Danseurs isolés ou communion collective ? Rebecca Topakian rassemble dans Infra – un ouvrage publié aux éditions Classe Moyenne – des moments d’abandon sublimes. Une réflexion sur la place de l’individu dans la communauté. Un projet à découvrir à Temple Arles, les 5 et 6 juillet.
C’est à Arles que nous avons rencontré Rebecca Topakian, une photographe française de 30 ans. Quatre ans plus tôt, en 2015, elle recevait son diplôme de l’Ecole Nationale Supérieure de la Photographie d’Arles. C’est aussi durant les Rencontres de 2015, à Cosmos qu’elle a rencontré Romain Pruvost et Marie Lamassa, les fondateurs de la jeune maison d’édition Classe Moyenne qui a publié son premier ouvrage Infra. Un bel objet, qui l’année dernière était retenu au prix du Livre d’auteur. Voici donc une découverte 100% arlésienne. « Je développe une approche photographique plurielle », annonce Rebecca Topakian. Le 8e art ? Il est un outil indispensable pour sortir de sa zone de confort, pour dépasser ses peurs.
« Je n’aime ni la foule ni la techno », confie-t-elle.
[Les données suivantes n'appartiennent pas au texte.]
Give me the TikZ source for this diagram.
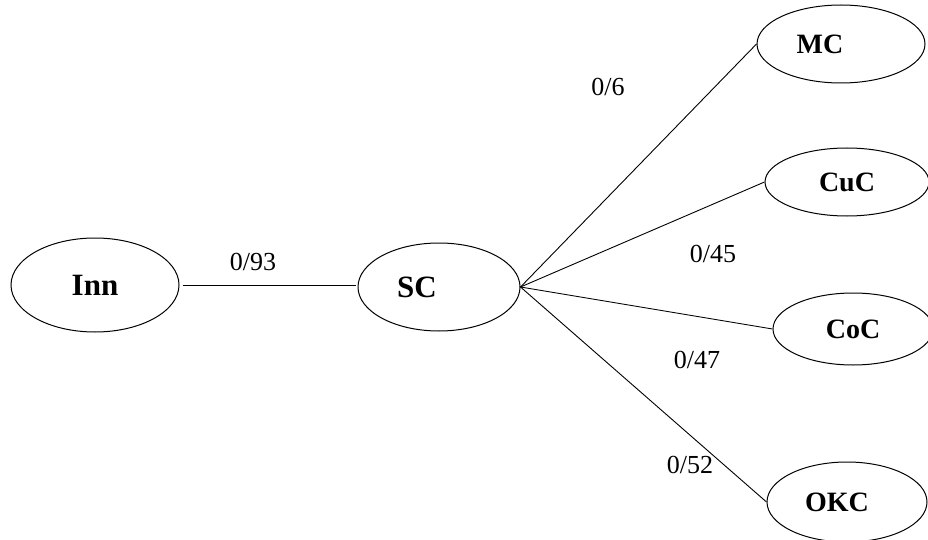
\documentclass[tikz,border=0pt]{standalone}
\usepackage{fontspec}
\setmainfont{Liberation Serif}
\usetikzlibrary{shapes.geometric}
\begin{document}
\begin{tikzpicture}[x=1pt,y=-1pt,
  cnode/.style={draw,ellipse,line width=1pt,inner sep=0pt,font=\fontsize{28}{30}\selectfont\bfseries},
  bignode/.style={cnode,font=\fontsize{31}{33}\selectfont\bfseries},
  elabel/.style={font=\fontsize{26}{28}\selectfont,inner sep=0pt},
  conn/.style={line width=0.9pt}]
\useasboundingbox (0,0) rectangle (928,540);
\clip (0,0) rectangle (928,540);
\node[bignode,minimum width=168pt,minimum height=94pt] (Inn) at (95,285) {Inn};
\node[bignode,minimum width=162pt,minimum height=88pt] (SC) at (439,287) {\kern-22pt SC\kern22pt};
\node[cnode,minimum width=168pt,minimum height=78pt] (MC) at (841,44) {\kern-21pt MC\kern21pt};
\node[cnode,minimum width=164pt,minimum height=68pt] (CuC) at (847,182) {CuC};
\node[cnode,minimum width=160pt,minimum height=72pt] (CoC) at (853,329) {CoC};
\node[cnode,minimum width=160pt,minimum height=80pt] (OKC) at (847,502) {\kern-10pt OKC\kern10pt};
\draw[conn,shorten <=3pt,shorten >=2pt] (Inn.east) -- (Inn.east -| SC.west);
\draw[conn] (SC.east) -- (MC.west);
\draw[conn] (SC.east) -- (CuC.west);
\draw[conn] (SC.east) -- (CoC.west);
\draw[conn] (SC.east) -- (OKC.west);
\node[elabel] (l93) at (253,262) {0/93};
\node[elabel] (l6) at (608,87) {0/6};
\node[elabel] (l45) at (713,254) {0/45};
\node[elabel] (l47) at (697,360) {0/47};
\node[elabel] (l52) at (690,465) {0/52};
\end{tikzpicture}
\end{document}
Pourtant, durant un an, elle a documenté des soirées parisiennes. « Cela me rassurait d’être dans l’action plutôt que d’attendre les bras croisés ». Rapidement, ces lieux sont devenus des endroit idéals pour « capturer les corps et la perte de soi ». De nature anxieuse, l’artiste a façonné son capteur afin de rendre sa présence invisible. « J’ai transformé mon appareil photo numérique pour qu’il soit sensible à l’infrarouge, j’ai développé un éclairage infrarouge. Cela fonctionne comme un flash, mais le procédé est invisible à l’œil humain. Avant la modification, les danseurs étaient conscients de leur image, ils posaient pour moi, ils pensaient que j’étais la photographe de soirée, et cela ne me plaisait pas ». Car Rebecca Topakian souhaitait photographier le monde de la nuit tel qu’elle le voyait, sans artifice.
Reconstruction des corps
Une posture, un geste et des corps qui se mêlent et s’entremêlent. « Je voulais créer de nouveaux corps », précise la photographe. Une volonté déclinée jusque dans la mise en page de l’ouvrage, puisqu’en manipulant Infra, le lecteur expérimente lui aussi. L’objet-livre se compose de quelques posters noirs interchangeables sur lesquels sont imprimés des photos argentées. Le tout relié par un élastique noir et emballé dans une enveloppe métallisée rouge. Une reconstruction des corps sobre et élégante. Mais Rebecca Topakian ne sublime pas seulement les corps qui s’abandonnent.
Passionnée par la philosophie, elle mène ici une réelle réflexion sur l’individu, la communauté et la notion de la communion. Un sujet abordé par Maurice Blanchot et Georges Bataille, ses écrivains mentors. À travers ses images mystiques et universelles, elle témoigne de la difficile communication entre les hommes. Des hommes, ici, désincarnés, désindividualisés, et bien silencieux. Comment donc échanger dans ce monde d’apparences et d’artifices ? La parole aurait-elle perdu de son sacré ? Doit-on persister à penser, comme Bataille, que la communication est la « négation de l’isolement » ? Dans notre société qui avance plus qu’elle ne progresse, la photographe propose un arrêt sur image sensuel et poétique et ancre le langage corporel.
Infra, éditions Classe moyenne, 20 € , 600 exemplaires.